This only works if you don't have x as a value determining the length of the for loop. If you try to take the derivative of x^x using a loop multiplying x times, you'll get a wrong answer (admittedly, expecting a right answer would be foolish).
But this goes to question at hand, whether AD should be a library/DSL or whether it should be a primitive of a general purpose language. The thing is a general purpose language lets you present sorts of things as functions that can't be even dual numbers won't take the derivative of correctly - a dual scheme can't distinguish variable order loops from constant order loops.
That's a fair point (and worth documenting as part of the library), but I'd be much more likely to implement pow(x, x) carefully than switch to a different language or compiler.

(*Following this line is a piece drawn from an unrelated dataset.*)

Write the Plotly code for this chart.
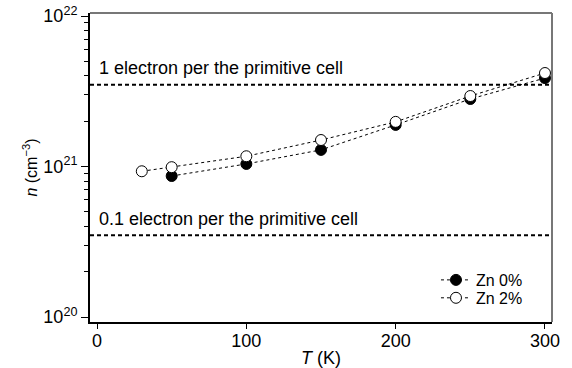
import plotly.graph_objects as go

T_zn0 = [50, 100, 150, 200, 250, 300]
n_zn0 = [8.65e20, 1.04e21, 1.29e21, 1.89e21, 2.81e21, 3.87e21]
T_zn2 = [30, 50, 100, 150, 200, 250, 300]
n_zn2 = [9.3e20, 9.9e20, 1.17e21, 1.50e21, 1.98e21, 2.94e21, 4.18e21]
ref_levels = [3.5e21, 3.5e20]
ref_labels = ["1 electron per the primitive cell", "0.1 electron per the primitive cell"]
xticks = [0, 100, 200, 300]
yticks = [1e20, 1e21, 1e22]
yticktext = ["10<sup>20</sup>", "10<sup>21</sup>", "10<sup>22</sup>"]

FONT = "Liberation Sans, Arial, sans-serif"
xr = [-4.7, 304.7]

fig = go.Figure()
for lv in ref_levels:
    fig.add_trace(go.Scatter(x=xr, y=[lv, lv], mode="lines",
                             line=dict(color="black", width=2, dash="4px,3px"),
                             showlegend=False, hoverinfo="skip"))
fig.add_trace(go.Scatter(x=T_zn0, y=n_zn0, mode="lines+markers", name="Zn 0%",
                         legend="legend",
                         line=dict(color="black", width=1, dash="dot"),
                         marker=dict(symbol="circle", size=11, color="black",
                                     line=dict(color="black", width=1))))
fig.add_trace(go.Scatter(x=T_zn2, y=n_zn2, mode="lines+markers", name="Zn 2%",
                         legend="legend2",
                         line=dict(color="black", width=1, dash="dot"),
                         marker=dict(symbol="circle", size=11, color="white",
                                     line=dict(color="black", width=1))))

minor_vals = [float(m) * 10.0 ** e for e in (20, 21) for m in range(2, 10)]

leg_common = dict(xanchor="right", yanchor="middle", bgcolor="rgba(0,0,0,0)",
                  font=dict(size=16), itemwidth=30)

fig.update_layout(
    width=572, height=368,
    margin=dict(l=90, r=20, t=13, b=46),
    paper_bgcolor="white", plot_bgcolor="white",
    font=dict(family=FONT, color="black", size=17),
    xaxis=dict(range=xr, tickvals=xticks, ticks="outside", ticklen=5,
               tickcolor="black", showline=True, linecolor="black", linewidth=2,
               showgrid=False, zeroline=False, tickfont=dict(size=18), automargin=False,
               ticklabelstandoff=-4,
               title=dict(text="<i>T</i> (K)", font=dict(size=18), standoff=14)),
    yaxis=dict(type="log", range=[19.967, 22.02], tickvals=yticks, ticktext=yticktext,
               ticks="outside", ticklen=7, tickcolor="black", showline=True,
               linecolor="black", linewidth=2, showgrid=False, zeroline=False,
               tickfont=dict(size=18), automargin=False,
               minor=dict(tickvals=minor_vals, ticks="outside", ticklen=4,
                          tickcolor="black", showgrid=False),
               title=dict(text="<i>n</i> (cm<sup>−3</sup>)", font=dict(size=16), standoff=2)),
    legend=dict(x=0.948, y=0.136, **leg_common),
    legend2=dict(x=0.948, y=0.078, **leg_common),
    shapes=[dict(type="line", xref="paper", yref="paper", x0=0, x1=1, y0=1, y1=1,
                 line=dict(color="#777777", width=2)),
            dict(type="line", xref="paper", yref="paper", x0=1, x1=1, y0=0, y1=1,
                 line=dict(color="#777777", width=2))],
    annotations=[
        dict(x=0, y=0.822, xref="x", yref="paper", text=ref_labels[0], showarrow=False,
             xanchor="left", yanchor="middle", font=dict(size=18)),
        dict(x=0, y=0.333, xref="x", yref="paper", text=ref_labels[1], showarrow=False,
             xanchor="left", yanchor="middle", font=dict(size=18)),
    ],
)

fig.write_html("out.html", config={"displayModeBar": False},
               post_script="document.body.style.margin='0';")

I appreciate the library approach and I basically agree with you. If anything, I wanted to point out that a normal general language is so general that adding differentiation into it would be highly costly - just this feature would require that every loop and every conditional return be watched (relative to pow(x,x), an even more challenging example is the Newton's method implementation of a continuous function using a loop).
An alternative would be creating a general purpose language just for this feature - an interesting though rather specialized project.
But this goes to question at hand, whether AD should be a library/DSL or whether it should be a primitive of a general purpose language. The thing is a general purpose language lets you present sorts of things as functions that can't be even dual numbers won't take the derivative of correctly - a dual scheme can't distinguish variable order loops from constant order loops.